Adel Taarabt has been described as "mercurial but inconsistent" by BBC columnist Paul Fletcher, whereas former manager Neil Warncok opted for "talented, exciting and frustrating" (via BBC).
Anybody who watched the midfielder regularly will have the exact same opinion of the man.
One week, he can be unplayable, the next, he looks like he has forgotten to turn up at all.
Consistency is Taarabt's biggest downfall. If he can work on performing to a high standard regularly, he will have an enormous impact on the Premier League.
Martin Jol's opinion on Taarabt's erratic performances seem to be how most people view the midfielder (via Daily Telegraph):
He is a wizard—sometimes in a good way, sometimes in a bad way. Wizards are more or less egocentric and selfish.
However Harry Redknapp, who has more experience with the 23-year-old than Jol, sums up working with the troubled genius in the Mirror Football:
He’s hard work. He was a complete fruitcake at Tottenham and he can still be a bit of a nut. But his heart’s in the right place, he wants to do well.
QPR fans will be hoping Redknapp can transform "wanting to do well" into "performing well" on a regular basis.
Despite not being the complete all-round player his potential offers, Adel Taarabt is a game changer.
It was tempting to give Adel a higher overall grade, but his inconsistency called for a more sombre marking. At his best, he is an easy A. At his worst, a C, sometimes even a D.
His defensive and disciplinary skills need work (although showing a marked improvement on last season), but when he can score goals like he can (if he does so more regularly) then you know you have a gem in your team.
Frustrating, and cause for fans to either pull their hair out or jump for joy. Taarabt has undoubtedly been one of the stars of a very lackluster squad.
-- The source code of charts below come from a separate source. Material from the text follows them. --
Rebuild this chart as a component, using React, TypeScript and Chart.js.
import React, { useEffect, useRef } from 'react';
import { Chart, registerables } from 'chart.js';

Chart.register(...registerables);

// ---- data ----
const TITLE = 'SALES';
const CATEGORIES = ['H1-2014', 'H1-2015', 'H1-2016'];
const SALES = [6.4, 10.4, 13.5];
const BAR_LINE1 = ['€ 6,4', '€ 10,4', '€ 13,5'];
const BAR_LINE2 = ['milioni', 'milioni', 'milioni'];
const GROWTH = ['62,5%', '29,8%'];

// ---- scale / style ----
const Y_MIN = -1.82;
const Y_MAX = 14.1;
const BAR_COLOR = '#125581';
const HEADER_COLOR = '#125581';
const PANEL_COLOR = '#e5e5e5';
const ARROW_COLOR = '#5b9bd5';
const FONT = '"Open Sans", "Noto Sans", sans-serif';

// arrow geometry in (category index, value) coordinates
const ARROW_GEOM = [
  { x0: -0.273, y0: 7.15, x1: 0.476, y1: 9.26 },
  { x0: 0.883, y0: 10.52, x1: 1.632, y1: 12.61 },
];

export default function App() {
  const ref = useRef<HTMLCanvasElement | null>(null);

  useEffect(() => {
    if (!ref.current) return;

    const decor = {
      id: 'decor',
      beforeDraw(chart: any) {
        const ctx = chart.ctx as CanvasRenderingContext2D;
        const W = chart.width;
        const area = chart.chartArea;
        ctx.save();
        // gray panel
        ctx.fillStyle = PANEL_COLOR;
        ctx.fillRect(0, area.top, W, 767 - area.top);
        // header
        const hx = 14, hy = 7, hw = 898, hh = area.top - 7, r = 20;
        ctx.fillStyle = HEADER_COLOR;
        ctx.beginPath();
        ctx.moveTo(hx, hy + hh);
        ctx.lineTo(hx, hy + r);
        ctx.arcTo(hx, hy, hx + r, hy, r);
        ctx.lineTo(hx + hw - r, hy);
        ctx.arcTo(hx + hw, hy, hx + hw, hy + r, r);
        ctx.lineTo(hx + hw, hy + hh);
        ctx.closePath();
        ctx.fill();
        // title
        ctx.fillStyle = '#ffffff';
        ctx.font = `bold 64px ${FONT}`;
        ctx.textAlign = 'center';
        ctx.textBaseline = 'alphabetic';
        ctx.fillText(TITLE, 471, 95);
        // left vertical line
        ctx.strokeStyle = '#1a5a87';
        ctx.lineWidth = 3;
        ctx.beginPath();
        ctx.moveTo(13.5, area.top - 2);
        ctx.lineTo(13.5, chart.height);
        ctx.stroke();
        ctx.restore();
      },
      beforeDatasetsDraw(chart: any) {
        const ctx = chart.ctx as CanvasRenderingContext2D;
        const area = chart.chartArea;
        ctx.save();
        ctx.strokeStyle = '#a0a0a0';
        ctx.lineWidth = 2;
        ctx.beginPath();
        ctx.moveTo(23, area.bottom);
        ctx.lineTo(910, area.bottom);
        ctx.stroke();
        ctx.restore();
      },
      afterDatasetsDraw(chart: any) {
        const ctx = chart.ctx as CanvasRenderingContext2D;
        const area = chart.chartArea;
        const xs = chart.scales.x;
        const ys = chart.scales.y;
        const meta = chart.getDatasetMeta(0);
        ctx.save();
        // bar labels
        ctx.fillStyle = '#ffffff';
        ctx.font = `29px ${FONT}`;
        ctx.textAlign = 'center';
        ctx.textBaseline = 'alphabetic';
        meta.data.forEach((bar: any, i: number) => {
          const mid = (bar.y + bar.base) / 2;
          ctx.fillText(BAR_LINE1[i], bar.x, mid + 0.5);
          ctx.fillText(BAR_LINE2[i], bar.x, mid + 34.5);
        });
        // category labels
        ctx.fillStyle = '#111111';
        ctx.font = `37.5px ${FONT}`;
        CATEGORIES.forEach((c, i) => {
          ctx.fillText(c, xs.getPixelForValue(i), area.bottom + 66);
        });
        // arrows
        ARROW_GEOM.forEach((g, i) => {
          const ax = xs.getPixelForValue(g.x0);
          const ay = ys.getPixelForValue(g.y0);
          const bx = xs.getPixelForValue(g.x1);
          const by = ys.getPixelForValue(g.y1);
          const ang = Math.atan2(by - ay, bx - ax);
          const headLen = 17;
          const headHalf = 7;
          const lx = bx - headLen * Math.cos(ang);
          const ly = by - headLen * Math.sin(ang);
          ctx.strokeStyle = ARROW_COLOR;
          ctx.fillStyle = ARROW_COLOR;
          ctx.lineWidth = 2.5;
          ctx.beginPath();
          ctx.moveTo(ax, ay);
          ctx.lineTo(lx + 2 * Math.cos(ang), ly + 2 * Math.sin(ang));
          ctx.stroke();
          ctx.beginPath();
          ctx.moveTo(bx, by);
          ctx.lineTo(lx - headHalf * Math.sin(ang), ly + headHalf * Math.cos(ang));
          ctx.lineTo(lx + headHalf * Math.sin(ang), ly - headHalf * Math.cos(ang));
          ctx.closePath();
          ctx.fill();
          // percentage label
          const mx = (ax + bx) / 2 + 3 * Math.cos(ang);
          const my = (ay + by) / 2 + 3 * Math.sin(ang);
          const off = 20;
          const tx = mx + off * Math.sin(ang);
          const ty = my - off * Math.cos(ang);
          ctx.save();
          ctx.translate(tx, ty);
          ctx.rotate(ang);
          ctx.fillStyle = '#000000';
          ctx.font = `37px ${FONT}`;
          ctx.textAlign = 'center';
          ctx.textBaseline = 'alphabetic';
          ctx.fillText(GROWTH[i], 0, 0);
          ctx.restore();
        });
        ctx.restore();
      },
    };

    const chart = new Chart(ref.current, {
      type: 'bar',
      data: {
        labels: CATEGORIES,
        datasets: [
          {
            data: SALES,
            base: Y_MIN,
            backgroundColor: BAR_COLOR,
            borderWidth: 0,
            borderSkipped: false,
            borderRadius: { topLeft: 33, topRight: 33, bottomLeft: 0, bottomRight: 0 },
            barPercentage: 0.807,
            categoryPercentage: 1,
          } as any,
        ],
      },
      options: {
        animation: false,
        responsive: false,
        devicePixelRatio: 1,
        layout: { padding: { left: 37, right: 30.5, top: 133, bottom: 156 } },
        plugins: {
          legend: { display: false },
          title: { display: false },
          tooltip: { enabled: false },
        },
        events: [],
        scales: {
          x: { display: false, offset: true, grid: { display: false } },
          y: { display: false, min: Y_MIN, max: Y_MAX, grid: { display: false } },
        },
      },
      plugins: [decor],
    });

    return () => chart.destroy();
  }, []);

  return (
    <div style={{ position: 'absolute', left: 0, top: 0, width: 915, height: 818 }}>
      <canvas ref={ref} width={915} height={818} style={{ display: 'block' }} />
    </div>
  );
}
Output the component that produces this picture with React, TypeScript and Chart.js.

His trickery, his audacity and his willingness to try and make a difference is something that cannot be fairly graded, and if they could, he would be top of the class. The biggest sign of how much impact he has on the QPR team will come when he leaves for the Africa Cup of Nations.
His creativity and flair will be missed. The question is, just how much? And how much will the lack of Adel cost 'Arry and his Rangers?